• Provided material:
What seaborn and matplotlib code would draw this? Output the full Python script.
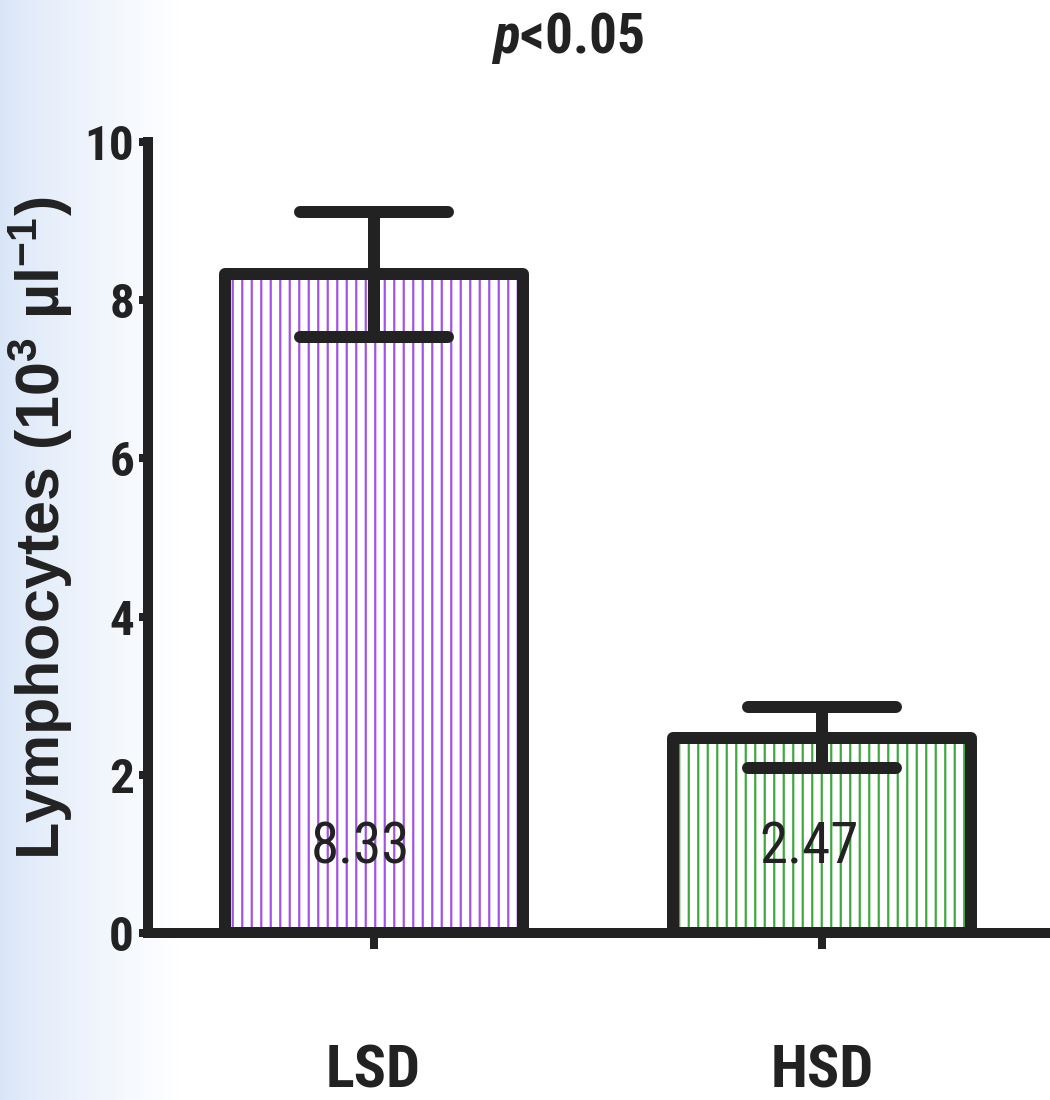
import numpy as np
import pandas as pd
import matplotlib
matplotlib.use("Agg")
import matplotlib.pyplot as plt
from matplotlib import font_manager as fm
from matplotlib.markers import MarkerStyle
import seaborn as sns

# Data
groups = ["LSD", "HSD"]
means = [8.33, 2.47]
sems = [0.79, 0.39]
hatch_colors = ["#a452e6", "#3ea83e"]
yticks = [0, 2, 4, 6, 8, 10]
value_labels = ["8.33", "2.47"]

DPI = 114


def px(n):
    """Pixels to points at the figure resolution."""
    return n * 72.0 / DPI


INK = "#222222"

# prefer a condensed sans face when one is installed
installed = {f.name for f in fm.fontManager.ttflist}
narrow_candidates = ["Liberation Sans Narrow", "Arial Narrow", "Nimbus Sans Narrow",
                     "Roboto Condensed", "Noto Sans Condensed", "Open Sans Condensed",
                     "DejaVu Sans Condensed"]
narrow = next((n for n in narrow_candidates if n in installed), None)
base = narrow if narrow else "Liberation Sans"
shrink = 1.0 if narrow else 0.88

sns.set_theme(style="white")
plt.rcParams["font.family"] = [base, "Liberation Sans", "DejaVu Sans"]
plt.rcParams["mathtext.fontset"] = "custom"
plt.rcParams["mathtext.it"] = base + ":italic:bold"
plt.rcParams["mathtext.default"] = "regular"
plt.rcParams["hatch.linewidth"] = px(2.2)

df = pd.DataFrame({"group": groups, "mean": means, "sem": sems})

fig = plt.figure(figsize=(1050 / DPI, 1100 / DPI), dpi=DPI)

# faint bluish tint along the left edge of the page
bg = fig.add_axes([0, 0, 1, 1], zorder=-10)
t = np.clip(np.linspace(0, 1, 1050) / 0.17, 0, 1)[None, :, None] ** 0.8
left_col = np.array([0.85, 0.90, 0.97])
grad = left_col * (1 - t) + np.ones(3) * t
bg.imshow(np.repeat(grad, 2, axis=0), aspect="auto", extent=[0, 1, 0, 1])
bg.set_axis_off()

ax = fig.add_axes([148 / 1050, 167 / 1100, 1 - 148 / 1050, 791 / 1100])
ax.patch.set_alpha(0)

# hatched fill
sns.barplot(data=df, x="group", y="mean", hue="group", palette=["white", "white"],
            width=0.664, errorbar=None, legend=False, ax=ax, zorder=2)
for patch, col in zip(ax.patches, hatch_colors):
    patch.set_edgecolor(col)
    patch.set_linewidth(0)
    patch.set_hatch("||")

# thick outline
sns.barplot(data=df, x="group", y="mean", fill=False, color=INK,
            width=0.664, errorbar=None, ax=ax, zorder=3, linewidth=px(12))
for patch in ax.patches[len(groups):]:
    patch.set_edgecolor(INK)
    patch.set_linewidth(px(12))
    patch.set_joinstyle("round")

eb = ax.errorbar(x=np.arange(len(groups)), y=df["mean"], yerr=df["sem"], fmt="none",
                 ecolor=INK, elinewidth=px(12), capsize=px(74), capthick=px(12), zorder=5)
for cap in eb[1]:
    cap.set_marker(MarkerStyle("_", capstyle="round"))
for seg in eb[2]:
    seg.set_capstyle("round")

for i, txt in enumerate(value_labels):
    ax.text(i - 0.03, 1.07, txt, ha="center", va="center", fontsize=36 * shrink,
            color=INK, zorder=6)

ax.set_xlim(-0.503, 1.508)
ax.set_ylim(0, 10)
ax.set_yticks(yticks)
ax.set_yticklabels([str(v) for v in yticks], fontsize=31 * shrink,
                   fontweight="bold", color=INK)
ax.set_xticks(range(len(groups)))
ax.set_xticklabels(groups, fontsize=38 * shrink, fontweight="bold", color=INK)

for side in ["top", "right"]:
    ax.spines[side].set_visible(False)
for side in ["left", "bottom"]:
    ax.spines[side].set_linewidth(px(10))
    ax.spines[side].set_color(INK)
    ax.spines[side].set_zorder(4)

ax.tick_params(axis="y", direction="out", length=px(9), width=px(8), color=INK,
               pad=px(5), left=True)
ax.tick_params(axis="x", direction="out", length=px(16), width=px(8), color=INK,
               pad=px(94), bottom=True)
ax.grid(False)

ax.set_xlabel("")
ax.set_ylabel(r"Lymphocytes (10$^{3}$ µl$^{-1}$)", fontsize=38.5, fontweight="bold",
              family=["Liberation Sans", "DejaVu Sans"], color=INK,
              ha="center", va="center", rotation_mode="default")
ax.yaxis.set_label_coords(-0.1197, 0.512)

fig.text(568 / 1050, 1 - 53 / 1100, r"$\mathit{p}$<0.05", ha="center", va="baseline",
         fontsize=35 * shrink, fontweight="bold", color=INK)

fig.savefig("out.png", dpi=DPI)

• What this task involves: Identify the lines that hold the word "seaborn". Copy every one of them.

• Right answer:
What seaborn and matplotlib code would draw this? Output the full Python script.
import seaborn as sns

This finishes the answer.